Let’s look at the straw. It’s a great way of looking at this.
Have you ever really thought about the straw? You probably don’t use straws at home. You probably don’t use straws much - except when you buy a drink in a plastic, single-use cup. Why is that? Why do you suddenly want and NEED a straw, but not other times?
It’s because the cup. The cup has been chipped away and reduced in how much it weighs and how strong it is until it is nearly too flimsy to use without a lid. I mean, think about how hard it is to get the cup off the fountain to the counter until you slap that lid on it, then it becomes fairly durable. That’s because the cup doesn’t have much crush resistance until you put the lid on it.
The lid needs to be strong enough to support the top of the glass to keep it from collapsing. If it has a straw hole in the center of the cup, it can be thinner. It is cleverly designed with reinforcing ridges and to lock onto the cup so it supports it. But, if you don’t have a straw, you would need a sipping hole, which would make the lid weaker, so it would need to be thicker.
You probably never thought about this. You just know that using that cup without a straw is horribly hard, and it really sucks, and you’re always spilling it on yourself.
That’s because the cup, lid, and straw are a system. And in order to move away from using the straw, you have to change the entire system.
Yep, you can walk away from the counter at the gas station with your 52oz drink and your lid but no straw as an individual. But you can’t change the system that makes it really annoying to try to drink your drink without the straw.
Without changing the system which made the choice the default choice asking the end user to change their behavior away from the indicated use of the system is bound for failure. The only way to effectively drive end user behavior is to change the system to enable the end user to use the system more efficiently.
Never ban straws. Work with industry to figure out a more efficient drink package that uses less overall plastic. Work with industry to figure better ways of enabling single-use plastics to be replaced with multi-use plastics. Figure out ways of using single-use plastics multiple times. Build systems that don’t have single-use components.
Don’t discount ideas without a proper analysis. Perhaps the most effective solution is to make cups heavier duty again so they are multi use and don’t need a straw. Perhaps a solution where there is a deposit on cups and they are recovered and reused or reformed (I honestly don’t know which is more energy efficient) is the best way of handling it. Perhaps offering half-price refills (even in your competitor’s cups) is the way to go. Perhaps decoupling the purchase price of the cup and the drink that goes in it is the way to go. (Drink $1. Cup (a nice, reusable one) to put drink in is $5.) Perhaps paper is the right solution. Perhaps you could make an entire cup system out of paper that lasts for a day but biodegrades quickly is the answer.
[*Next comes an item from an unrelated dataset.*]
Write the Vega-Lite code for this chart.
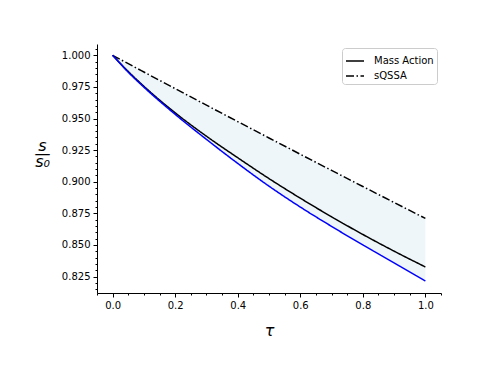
{
  "$schema": "https://vega.github.io/schema/vega-lite/v6.json",
  "width": 344,
  "height": 249,
  "autosize": {"type": "none"},
  "padding": {"left": 97, "top": 44, "right": 49, "bottom": 75},
  "background": "white",
  "config": {
    "view": {"stroke": null},
    "font": "DejaVu Sans",
    "axis": {
      "domainColor": "black",
      "domainWidth": 1,
      "tickColor": "black",
      "tickWidth": 1,
      "labelFont": "DejaVu Sans",
      "labelFontSize": 10,
      "labelColor": "black",
      "grid": false,
      "labelOverlap": false,
      "labelFlush": false
    }
  },
  "data": {
    "values": [
      {"t": 0.0, "Mass Action": 1.0, "sQSSA": 1.0, "Other": 1.0},
      {"t": 0.05, "Mass Action": 0.9872, "sQSSA": 0.99338, "Other": 0.9866},
      {"t": 0.1, "Mass Action": 0.9755, "sQSSA": 0.98679, "Other": 0.9748},
      {"t": 0.2, "Mass Action": 0.9545, "sQSSA": 0.97364, "Other": 0.9533},
      {"t": 0.3, "Mass Action": 0.936, "sQSSA": 0.96057, "Other": 0.9335},
      {"t": 0.4, "Mass Action": 0.919, "sQSSA": 0.94756, "Other": 0.9145},
      {"t": 0.5, "Mass Action": 0.9025, "sQSSA": 0.93463, "Other": 0.8965},
      {"t": 0.6, "Mass Action": 0.887, "sQSSA": 0.92176, "Other": 0.8800},
      {"t": 0.7, "Mass Action": 0.8723, "sQSSA": 0.90897, "Other": 0.8647},
      {"t": 0.8, "Mass Action": 0.8583, "sQSSA": 0.89624, "Other": 0.8500},
      {"t": 0.9, "Mass Action": 0.8451, "sQSSA": 0.88359, "Other": 0.8358},
      {"t": 1.0, "Mass Action": 0.8326, "sQSSA": 0.871, "Other": 0.8215}
    ]
  },
  "encoding": {
    "x": {
      "field": "t",
      "type": "quantitative",
      "scale": {"domain": [-0.05, 1.05], "nice": false, "zero": false},
      "axis": {
        "title": "τ",
        "titleFont": "DejaVu Sans",
        "titleFontStyle": "italic",
        "titleFontWeight": "normal",
        "titleFontSize": 16,
        "titleColor": "black",
        "titlePadding": 12,
        "values": [-0.05, 0, 0.05, 0.1, 0.15, 0.2, 0.25, 0.3, 0.35, 0.4, 0.45, 0.5, 0.55, 0.6, 0.65, 0.7, 0.75, 0.8, 0.85, 0.9, 0.95, 1.0, 1.05],
        "labelExpr": "abs(round(datum.value*100) % 20) == 0 ? format(datum.value, '.1f') : ''",
        "tickSize": {"condition": {"test": "abs(round(datum.value*100) % 20) == 0", "value": 4}, "value": 2},
        "labelPadding": 3
      }
    }
  },
  "layer": [
    {
      "mark": {"type": "area", "color": "#eef6fa", "opacity": 1, "interpolate": "monotone"},
      "encoding": {
        "y": {
          "field": "sQSSA",
          "type": "quantitative",
          "scale": {"domain": [0.812, 1.00895], "nice": false, "zero": false},
          "axis": {
            "title": ["s", "—", "s₀"],
            "titleAngle": 0,
            "titleAlign": "center",
            "titleBaseline": "alphabetic",
            "titleFont": "DejaVu Sans",
            "titleFontStyle": "italic",
            "titleFontWeight": "normal",
            "titleFontSize": 16,
            "titleLineHeight": 8,
            "titleColor": "black",
            "titleX": -55,
            "titleY": 106,
            "values": [0.815, 0.82, 0.825, 0.83, 0.835, 0.84, 0.845, 0.85, 0.855, 0.86, 0.865, 0.87, 0.875, 0.88, 0.885, 0.89, 0.895, 0.9, 0.905, 0.91, 0.915, 0.92, 0.925, 0.93, 0.935, 0.94, 0.945, 0.95, 0.955, 0.96, 0.965, 0.97, 0.975, 0.98, 0.985, 0.99, 0.995, 1.0, 1.005],
            "labelExpr": "abs(round(datum.value*1000) % 25) == 0 ? format(datum.value, '.3f') : ''",
            "tickSize": {"condition": {"test": "abs(round(datum.value*1000) % 25) == 0", "value": 4}, "value": 2},
            "labelPadding": 3
          }
        },
        "y2": {"field": "Other"}
      }
    },
    {
      "transform": [{"fold": ["sQSSA", "Mass Action", "Other"], "as": ["series", "value"]}],
      "mark": {"type": "line", "strokeWidth": 1.5, "interpolate": "monotone"},
      "encoding": {
        "y": {
          "field": "value",
          "type": "quantitative",
          "scale": {"domain": [0.812, 1.00895], "nice": false, "zero": false},
          "axis": {
            "title": ["s", "—", "s₀"],
            "titleAngle": 0,
            "titleAlign": "center",
            "titleBaseline": "alphabetic",
            "titleFont": "DejaVu Sans",
            "titleFontStyle": "italic",
            "titleFontWeight": "normal",
            "titleFontSize": 16,
            "titleLineHeight": 8,
            "titleColor": "black",
            "titleX": -55,
            "titleY": 106,
            "values": [0.815, 0.82, 0.825, 0.83, 0.835, 0.84, 0.845, 0.85, 0.855, 0.86, 0.865, 0.87, 0.875, 0.88, 0.885, 0.89, 0.895, 0.9, 0.905, 0.91, 0.915, 0.92, 0.925, 0.93, 0.935, 0.94, 0.945, 0.95, 0.955, 0.96, 0.965, 0.97, 0.975, 0.98, 0.985, 0.99, 0.995, 1.0, 1.005],
            "labelExpr": "abs(round(datum.value*1000) % 25) == 0 ? format(datum.value, '.3f') : ''",
            "tickSize": {"condition": {"test": "abs(round(datum.value*1000) % 25) == 0", "value": 4}, "value": 2},
            "labelPadding": 3
          }
        },
        "color": {
          "field": "series",
          "type": "nominal",
          "scale": {"domain": ["Mass Action", "sQSSA", "Other"], "range": ["black", "black", "#0000ff"]},
          "legend": {
            "values": ["Mass Action", "sQSSA"],
            "title": null,
            "orient": "top-right",
            "offset": 4,
            "padding": 3,
            "strokeColor": "#cccccc",
            "fillColor": "white",
            "cornerRadius": 3,
            "symbolType": "stroke",
            "symbolSize": 324,
            "symbolStrokeWidth": 1.5,
            "labelFont": "DejaVu Sans",
            "labelFontSize": 10,
            "labelColor": "black",
            "rowPadding": -2,
            "labelOffset": 9
          }
        },
        "strokeDash": {
          "field": "series",
          "type": "nominal",
          "scale": {"domain": ["Mass Action", "sQSSA", "Other"], "range": [[1, 0], [8, 2.5, 1.5, 2.5], [1, 0]]},
          "legend": {
            "values": ["Mass Action", "sQSSA"],
            "title": null,
            "orient": "top-right",
            "offset": 4,
            "padding": 3,
            "strokeColor": "#cccccc",
            "fillColor": "white",
            "cornerRadius": 3,
            "symbolType": "stroke",
            "symbolSize": 324,
            "symbolStrokeWidth": 1.5,
            "labelFont": "DejaVu Sans",
            "labelFontSize": 10,
            "labelColor": "black",
            "rowPadding": -2,
            "labelOffset": 9
          }
        }
      }
    }
  ]
}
The funny thing is that the plastic straws are actually almost as durable as the silicone or metal ones. I have a plastic straw that came with a drink from a gas station that I’ve been using for months. (Washed regularly, of course.) I’ve been using drink cups from gas stations for days or weeks at a time (again, washed regularly). The nicer plastic “Tupper Ware” style take out containers can be used several times. It’s actually amazing how many “one time use” plastics can be reused for a fairly long time with a modicum of care.